REQUEST: Using the listing below, report all lines holding the word "image".

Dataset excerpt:
..............................

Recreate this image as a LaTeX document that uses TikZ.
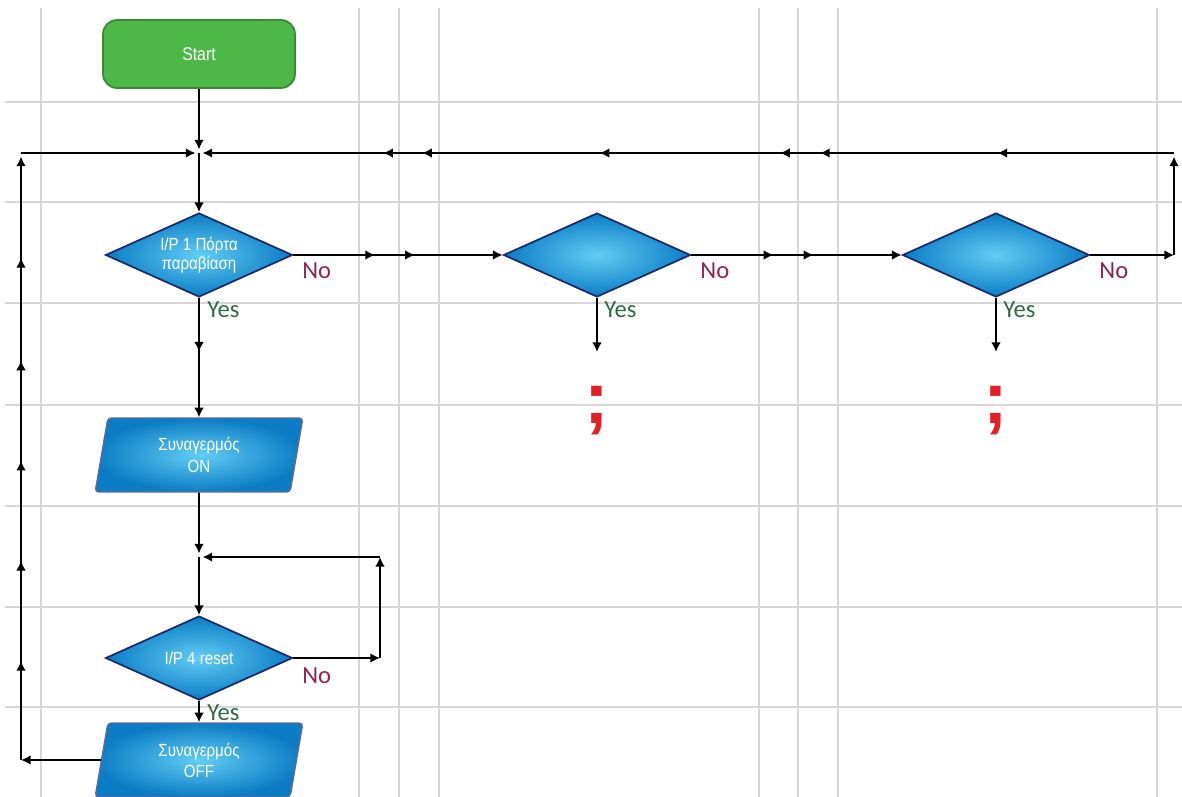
\documentclass[tikz,border=0pt]{standalone}
\usepackage{fontspec}
\setmainfont{Liberation Sans}
\newfontfamily\boxfont[FakeStretch=0.86]{Liberation Sans}
\newfontfamily\labelfont{Carlito}
\usepackage{tikz}
\usetikzlibrary{shapes.geometric, arrows.meta, decorations.markings}

\definecolor{startgreen}{HTML}{4DB748}
\definecolor{boxblue}{HTML}{0B7CC4}
\definecolor{boxlight}{HTML}{62CDF4}
\definecolor{boxedge}{HTML}{1B2A6B}
\definecolor{nored}{HTML}{8C2456}
\definecolor{yesgreen}{HTML}{2E6A45}
\definecolor{gridgray}{HTML}{D6D6D6}
\definecolor{qred}{HTML}{E41E26}

\tikzstyle{startbox} = [rectangle, rounded corners=8pt, minimum width=3.84cm, minimum height=1.36cm, fill=startgreen, draw=startgreen!75!black, line width=1pt, text=white, font=\boxfont\fontsize{10.5}{12}\selectfont]
\tikzstyle{decision} = [diamond, aspect=2.2, minimum width=3.74cm, minimum height=1.68cm, inner sep=0pt, inner color=boxlight, outer color=boxblue, draw=boxedge, line width=1pt, text=white, align=center, font=\boxfont\fontsize{10}{9.5}\selectfont]
\tikzstyle{iobox} = [trapezium, trapezium left angle=82, trapezium right angle=98, trapezium stretches=true, minimum width=4.18cm, minimum height=1.48cm, inner color=boxlight, outer color=boxblue, draw=boxedge!70, line width=0.8pt, rounded corners=2pt, text=white, align=center, font=\boxfont\fontsize{10}{12}\selectfont]
\tikzstyle{arrow} = [line width=1pt,-{Latex[length=5.5pt,width=5.5pt]}]
\tikzstyle{nolabel} = [anchor=base west, inner sep=0pt, text=nored, font=\labelfont\fontsize{14}{14}\selectfont]
\tikzstyle{yeslabel} = [anchor=base west, inner sep=0pt, text=yesgreen, font=\labelfont\fontsize{14}{14}\selectfont]
\tikzstyle{qmark} = [anchor=base, inner sep=0pt, text=qred, font=\fontsize{42}{42}\selectfont\bfseries]
\tikzstyle{gridline} = [gridgray, line width=1pt]
\tikzset{midarrow/.style={postaction={decorate, decoration={markings, mark=at position #1 with {\arrow{Latex[length=5.5pt,width=5.5pt]}}}}}}

\begin{document}
\begin{tikzpicture}[x=0.02cm, y=-0.02cm]
\useasboundingbox (0,0) rectangle (1182,797);

% sheet grid
\foreach \x in {41,359,399,439,759,798,838,1157}
  \draw[gridline] (\x,8) -- (\x,797);
\foreach \y in {102,202,303,405,506,607,707}
  \draw[gridline] (5,\y) -- (1182,\y);

% Nodes
\node (start) [startbox] at (199,54) {Start};
\node (door) [decision] at (199,255) {I/P 1 Πόρτα\\παραβίαση};
\node (dec2) [decision] at (597,255) {};
\node (dec3) [decision] at (996,255) {};
\node (alarmon) [iobox] at (199,455) {Συναγερμός\\ON};
\node (reset) [decision] at (199,658) {I/P 4 reset};
\node (alarmoff) [iobox] at (199,760) {Συναγερμός\\OFF};

\node (semi2) [qmark] at (597,423) {;};
\node (semi3) [qmark] at (996,423) {;};

% junctions and corners
\coordinate (j1) at (199,153);
\coordinate (j2) at (199,557);
\coordinate (tl) at (21,153);
\coordinate (bl) at (21,760);
\coordinate (tr) at (1174,153);
\coordinate (rr) at (1174,255);
\coordinate (rc) at (380,557);
\coordinate (rn) at (380,658);
\coordinate (q2) at (597,352);
\coordinate (q3) at (996,352);

% Arrows
\draw [arrow, shorten >=2pt] (start) -- (j1);
\draw [arrow] (j1) -- (door);
\draw [arrow, midarrow=0.45] (door) -- (alarmon);
\draw [arrow, shorten >=2pt] (alarmon) -- (j2);
\draw [arrow] (j2) -- (reset);
\draw [arrow] (reset) -- (alarmoff);

\draw [arrow] (reset.east) -- (rn);
\draw [arrow] (rn) -- (rc);
\draw [arrow, shorten >=2pt] (rc) -- (j2);

\draw [arrow, midarrow=0.39, midarrow=0.58] (door.east) -- (dec2.west);
\draw [arrow, midarrow=0.39, midarrow=0.58] (dec2.east) -- (dec3.west);
\draw [arrow] (dec3.east) -- (rr);
\draw [arrow, shorten >=2pt] (rr) -- (tr);
\draw [arrow, shorten >=2pt, midarrow=0.181, midarrow=0.363, midarrow=0.404, midarrow=0.589, midarrow=0.771, midarrow=0.811] (tr) -- (j1);

\draw [arrow] (dec2.south) -- (q2);
\draw [arrow] (dec3.south) -- (q3);

\draw [arrow] (alarmoff.west) -- (bl);
\draw [arrow, shorten >=2pt, midarrow=0.163, midarrow=0.328, midarrow=0.493, midarrow=0.658, midarrow=0.827] (bl) -- (tl);
\draw [arrow, shorten >=2pt] (tl) -- (j1);

% Yes / No
\node [nolabel] at (302,278) {No};
\node [yeslabel] at (207,317) {Yes};
\node [nolabel] at (700,278) {No};
\node [yeslabel] at (604,317) {Yes};
\node [nolabel] at (1099,278) {No};
\node [yeslabel] at (1003,317) {Yes};
\node [nolabel] at (302,683) {No};
\node [yeslabel] at (207,720) {Yes};

\end{tikzpicture}
\end{document}
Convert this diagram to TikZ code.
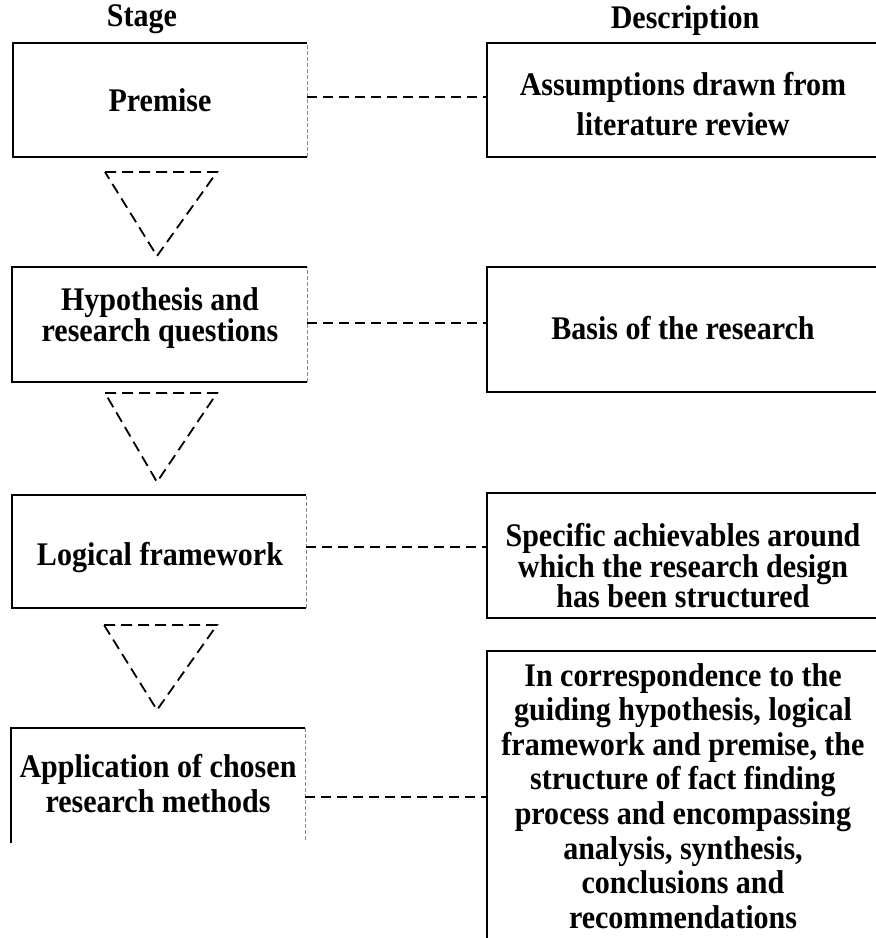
\documentclass[tikz,border=0pt]{standalone}
\usepackage{fontspec}
\setmainfont{Liberation Serif}[FakeStretch=0.91]
\begin{document}
\begin{tikzpicture}[x=1pt,y=-1pt,
  boxline/.style={line width=2.2pt},
  faint/.style={draw=black!45, line width=0.8pt, dash pattern=on 4pt off 2pt},
  conn/.style={line width=2pt, dash pattern=on 10pt off 6pt},
  tri/.style={line width=1.8pt, dash pattern=on 11pt off 6pt},
  frame/.style={draw=none, inner sep=0pt, outer sep=0pt},
  dbox/.style={draw, line width=2.2pt, inner sep=0pt, outer sep=0pt},
  lbl/.style={font=\bfseries\fontsize{33}{34}\selectfont, align=center, inner sep=0pt}]
\useasboundingbox (0,0) rectangle (876,938);
\clip (0,0) rectangle (876,938);

% column headings
\node[lbl, anchor=base] (hStage) at (142,26) {Stage};
\node[lbl, anchor=base] (hDesc) at (685,28) {Description};

% stage boxes
\node[frame, minimum width=294pt, minimum height=114pt] (s1) at (160,100) {};
\node[frame, minimum width=295pt, minimum height=115pt] (s2) at (159.5,324.5) {};
\node[frame, minimum width=294pt, minimum height=113pt] (s3) at (159,551.5) {};
\node[frame, minimum width=294pt, minimum height=115pt] (s4) at (158,785.5) {};

\foreach \b in {s1,s2,s3}{
  \draw[boxline] (\b.north east) -- (\b.north west) -- (\b.south west) -- (\b.south east);
  \draw[faint] (\b.south east) -- (\b.north east);
}
\draw[boxline] (s4.south west) -- (s4.north west) -- (s4.north east);
\draw[faint] (s4.north east) -- ([yshift=3pt]s4.south east);

% description boxes (run past the right edge)
\node[dbox, minimum width=403pt, minimum height=114pt] (d1) at (688.5,100) {};
\node[dbox, minimum width=403pt, minimum height=125pt] (d2) at (688.5,329.5) {};
\node[dbox, minimum width=403pt, minimum height=125pt] (d3) at (688.5,555.5) {};
\node[dbox, minimum width=403pt, minimum height=309pt] (d4) at (688.5,805.5) {};

% texts
\node[lbl] (t1) at (160,100) {Premise};
\node[lbl, font=\bfseries\fontsize{33}{31}\selectfont] (t2) at (160,318) {Hypothesis and\\research questions};
\node[lbl] (t3) at (160,558) {Logical framework};
\node[lbl, font=\bfseries\fontsize{33}{35}\selectfont] (t4) at (158,784) {Application of chosen\\research methods};

\node[lbl, font=\bfseries\fontsize{33}{40}\selectfont] (u1) at (683,104) {Assumptions drawn from\\literature review};
\node[lbl] (u2) at (683,328) {Basis of the research};
\node[lbl, font=\bfseries\fontsize{33}{30.5}\selectfont] (u3) at (683,566) {Specific achievables around\\which the research design\\has been structured};
\node[lbl, font=\bfseries\fontsize{33}{34.6}\selectfont] (u4) at (683,796) {In correspondence to the\\guiding hypothesis, logical\\framework and premise, the\\structure of fact finding\\process and encompassing\\analysis, synthesis,\\conclusions and\\recommendations};

% downward dashed triangles between stages
\draw[tri] (105,172) -- (217,172) -- (157,256) -- cycle;
\draw[tri] (105,393) -- (217,393) -- (157,482) -- cycle;
\draw[tri] (104,625) -- (217,625) -- (157,710) -- cycle;

% dashed links from stage to description
\coordinate (c1) at ([yshift=3pt]s1.east);
\coordinate (c2) at ([yshift=1.5pt]s2.east);
\coordinate (c3) at ([yshift=4.5pt]s3.east);
\coordinate (c4) at ([yshift=-11.5pt]s4.east);
\draw[conn] (c1) -- (c1 -| d1.west);
\draw[conn] (c2) -- (c2 -| d2.west);
\draw[conn] (c3) -- (c3 -| d3.west);
\draw[conn] (c4) -- (c4 -| d4.west);
\end{tikzpicture}
\end{document}
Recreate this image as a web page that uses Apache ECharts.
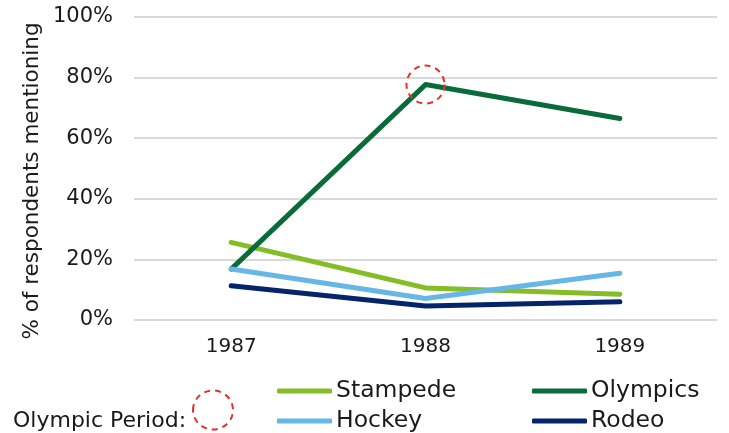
<!DOCTYPE html>
<html>
<head>
<meta charset="utf-8">
<script src="https://cdn.jsdelivr.net/npm/echarts@6/dist/echarts.min.js"></script>
<style>html,body{margin:0;padding:0;background:#fff}#c{width:729px;height:433px}</style>
</head>
<body>
<div id="c"></div>
<script>
const years = ['1987', '1988', '1989'];
const stampede = [25.6, 10.6, 8.5];
const olympics = [16.8, 77.7, 66.5];
const hockey = [16.8, 7.1, 15.4];
const rodeo = [11.3, 4.6, 6.0];
const yTicks = [0, 20, 40, 60, 80, 100];
const highlightYear = '1988';
const yAxisTitle = '% of respondents mentioning';
const periodLabel = 'Olympic Period:';

const FONT = 'DejaVu Sans';
const TXT = '#1a1a1a';
const colors = { Stampede: '#84BD26', Olympics: '#0A6B3A', Hockey: '#66B6E6', Rodeo: '#04246B' };

function mkSeries(name, data, extra) {
  return Object.assign({
    name: name, type: 'line', data: data, symbol: 'none',
    color: colors[name],
    lineStyle: { width: 5, color: colors[name], cap: 'round', join: 'round' }
  }, extra || {});
}
function mkLegend(name, left, top) {
  return {
    data: [name], left: left, top: top, padding: 0, itemGap: 0,
    icon: 'roundRect', itemWidth: 55, itemHeight: 5, selectedMode: false,
    textStyle: { fontFamily: FONT, fontSize: 23.5, color: TXT, lineHeight: 26, padding: [0, 0, 0, -1] }
  };
}

const chart = echarts.init(document.getElementById('c'), null, { renderer: 'canvas' });
chart.setOption({
  animation: false,
  grid: { left: 134, right: 12, top: 17, bottom: 113 },
  xAxis: {
    type: 'category', data: years, boundaryGap: true,
    axisLine: { show: false }, axisTick: { show: false },
    axisLabel: { fontFamily: FONT, fontSize: 20, color: TXT, margin: 17 }
  },
  yAxis: {
    type: 'value', min: yTicks[0], max: yTicks[yTicks.length - 1], interval: 20,
    axisLine: { show: false }, axisTick: { show: false },
    axisLabel: { fontFamily: FONT, fontSize: 21, color: TXT, margin: 21, formatter: '{value}%' },
    splitLine: { lineStyle: { color: '#D9D9D9', width: 2 } }
  },
  legend: [
    mkLegend('Stampede', 277, 378),
    mkLegend('Olympics', 532, 378),
    mkLegend('Hockey', 277, 408),
    mkLegend('Rodeo', 532, 408)
  ],
  series: [
    mkSeries('Stampede', stampede),
    mkSeries('Olympics', olympics, {
      markPoint: {
        symbol: 'circle', symbolSize: 38, silent: true,
        label: { show: false },
        itemStyle: { color: 'rgba(0,0,0,0)', borderColor: '#E0332B', borderWidth: 2, borderType: [6, 5] },
        data: [{ coord: [highlightYear, olympics[years.indexOf(highlightYear)]] }]
      }
    }),
    mkSeries('Hockey', hockey),
    mkSeries('Rodeo', rodeo)
  ],
  graphic: [
    {
      type: 'text', x: 32, y: 181, rotation: Math.PI / 2,
      style: { text: yAxisTitle, fontFamily: FONT, fontSize: 21.5, fill: TXT, align: 'center', verticalAlign: 'middle' }
    },
    {
      type: 'text', x: 13, y: 421,
      style: { text: periodLabel, fontFamily: FONT, fontSize: 22, fill: TXT, align: 'left', verticalAlign: 'middle' }
    },
    {
      type: 'ellipse', shape: { cx: 213, cy: 410, rx: 20, ry: 19.5 },
      style: { fill: 'none', stroke: '#E0332B', lineWidth: 2, lineDash: [6, 5] }
    }
  ]
});
</script>
</body>
</html>
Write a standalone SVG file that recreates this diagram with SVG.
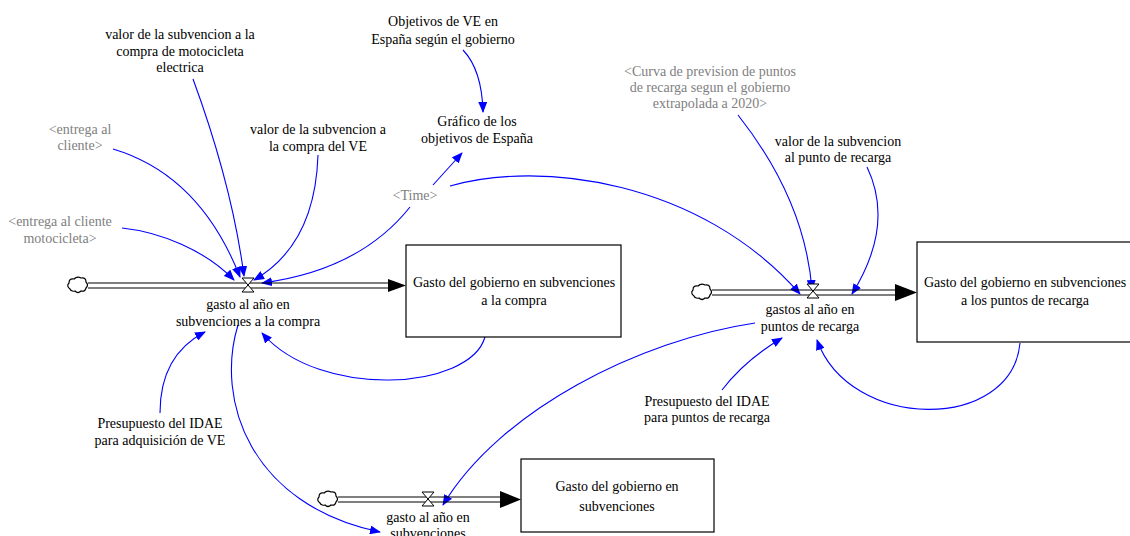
<svg xmlns="http://www.w3.org/2000/svg" width="1130" height="536" viewBox="0 0 1130 536">
<style>
text{font-family:"Liberation Serif","Times New Roman",serif;font-size:14px;fill:#000;text-anchor:middle}
text.g{fill:#808080}
.stock{fill:#fff;stroke:#000;stroke-width:1.2}
.pipe{stroke:#000;stroke-width:1.2;fill:none}
.valve{fill:#fff;stroke:#000;stroke-width:1}
.cloud{fill:#fff;stroke:#000;stroke-width:1.2}
.link{fill:none;stroke:#0000ff;stroke-width:1.1;marker-end:url(#ah)}
</style>
<defs>
<marker id="ah" markerUnits="userSpaceOnUse" markerWidth="11" markerHeight="9" refX="10" refY="4.5" orient="auto">
<path d="M0,0 L11,4.5 L0,9 z" fill="#0000ff"/>
</marker>
</defs>
<rect width="1130" height="536" fill="#fff"/>

<g id="connectors">
<path class="link" d="M193,79 Q232,185 244,276"/>
<path class="link" d="M113,149 Q200,175 240,277"/>
<path class="link" d="M122,228 C160,232 205,250 234,280"/>
<path class="link" d="M318,155 Q315,245 254,280"/>
<path class="link" d="M410,207 Q360,270 262,283"/>
<path class="link" d="M433,185 L462,153"/>
<path class="link" d="M450,186 C540,160 700,180 800,294"/>
<path class="link" d="M463,50 Q482,70 483,112"/>
<path class="link" d="M738,115 Q805,200 812,290"/>
<path class="link" d="M867,167 Q895,225 852,294"/>
<path class="link" d="M722,390 Q745,360 782,338"/>
<path class="link" d="M1020,343 C1012,432 850,432 817,340"/>
<path class="link" d="M755,323 C640,340 500,410 443,505"/>
<path class="link" d="M485,337 C470,390 320,400 262,333"/>
<path class="link" d="M160,413 Q160,355 205,332"/>
<path class="link" d="M238,325 C215,400 250,505 380,532"/>
</g>

<g id="flow1">
<path class="cloud" d="M70,289 q-4,-3 -1,-6 q0,-5 5,-4 q3,-3 7,-1 q5,-1 5,4 q3,3 0,6 q-1,4 -5,3 q-3,3 -6,0 q-4,1 -5,-2 z"/>
<line class="pipe" x1="88" y1="283" x2="392" y2="283"/>
<line class="pipe" x1="88" y1="288" x2="392" y2="288"/>
<polygon points="388,279 406,285.5 388,292" fill="#000"/>
<path class="valve" d="M242,278 L254,278 L248,285 L254,292 L242,292 L248,285 z"/>
<text x="248" y="309">gasto al año en</text>
<text x="248" y="326">subvenciones a la compra</text>
</g>

<g id="flow2">
<path class="cloud" d="M694,296 q-4,-3 -1,-6 q0,-5 5,-4 q3,-3 7,-1 q5,-1 5,4 q3,3 0,6 q-1,4 -5,3 q-3,3 -6,0 q-4,1 -5,-2 z"/>
<line class="pipe" x1="712" y1="290" x2="897" y2="290"/>
<line class="pipe" x1="712" y1="295" x2="897" y2="295"/>
<polygon points="895,284 917,292.5 895,301" fill="#000"/>
<path class="valve" d="M807,284 L819,284 L813,291 L819,298 L807,298 L813,291 z"/>
<text x="810" y="314">gastos al año en</text>
<text x="810" y="331">puntos de recarga</text>
</g>

<g id="flow3">
<path class="cloud" d="M320,503 q-4,-3 -1,-6 q0,-5 5,-4 q3,-3 7,-1 q5,-1 5,4 q3,3 0,6 q-1,4 -5,3 q-3,3 -6,0 q-4,1 -5,-2 z"/>
<line class="pipe" x1="338" y1="497" x2="503" y2="497"/>
<line class="pipe" x1="338" y1="502" x2="503" y2="502"/>
<polygon points="500,491 521,499.5 500,508" fill="#000"/>
<path class="valve" d="M422,492 L434,492 L428,499 L434,506 L422,506 L428,499 z"/>
<text x="428" y="522">gasto al año en</text>
<text x="428" y="538">subvenciones</text>
</g>

<g id="stock1">
<rect class="stock" x="406" y="245" width="215" height="92"/>
<text x="514" y="287">Gasto del gobierno en subvenciones</text>
<text x="514" y="305">a la compra</text>
</g>
<g id="stock2">
<rect class="stock" x="917" y="242" width="216" height="100"/>
<text x="1025" y="287">Gasto del gobierno en subvenciones</text>
<text x="1025" y="305">a los puntos de recarga</text>
</g>
<g id="stock3">
<rect class="stock" x="521" y="459" width="193" height="73"/>
<text x="617" y="491">Gasto del gobierno en</text>
<text x="617" y="511">subvenciones</text>
</g>

<g id="v_moto"><text x="180" y="39">valor de la subvencion a la</text><text x="180" y="56">compra de motocicleta</text><text x="180" y="72">electrica</text></g>
<g id="v_entrega"><text class="g" x="80" y="134">&lt;entrega al</text><text class="g" x="80" y="150">cliente&gt;</text></g>
<g id="v_entrega_moto"><text class="g" x="60" y="226">&lt;entrega al cliente</text><text class="g" x="60" y="243">motocicleta&gt;</text></g>
<g id="v_ve"><text x="318" y="134">valor de la subvencion a</text><text x="318" y="151">la compra del VE</text></g>
<g id="v_objetivos"><text x="443" y="26">Objetivos de VE en</text><text x="443" y="44">España según el gobierno</text></g>
<g id="v_grafico"><text x="477" y="126">Gráfico de los</text><text x="477" y="143">objetivos de España</text></g>
<g id="v_time"><text class="g" x="415" y="200">&lt;Time&gt;</text></g>
<g id="v_curva"><text class="g" x="710" y="76">&lt;Curva de prevision de puntos</text><text class="g" x="710" y="92">de recarga segun el gobierno</text><text class="g" x="710" y="108">extrapolada a 2020&gt;</text></g>
<g id="v_punto"><text x="838" y="146">valor de la subvencion</text><text x="838" y="162">al punto de recarga</text></g>
<g id="v_idae_ve"><text x="160" y="428">Presupuesto del IDAE</text><text x="160" y="445">para adquisición de VE</text></g>
<g id="v_idae_pr"><text x="707" y="406">Presupuesto del IDAE</text><text x="707" y="422">para puntos de recarga</text></g>
</svg>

..............................

ANSWER BELOW:
Recreate this image as a LaTeX document that uses TikZ.
Recreate this image as a web page that uses Apache ECharts.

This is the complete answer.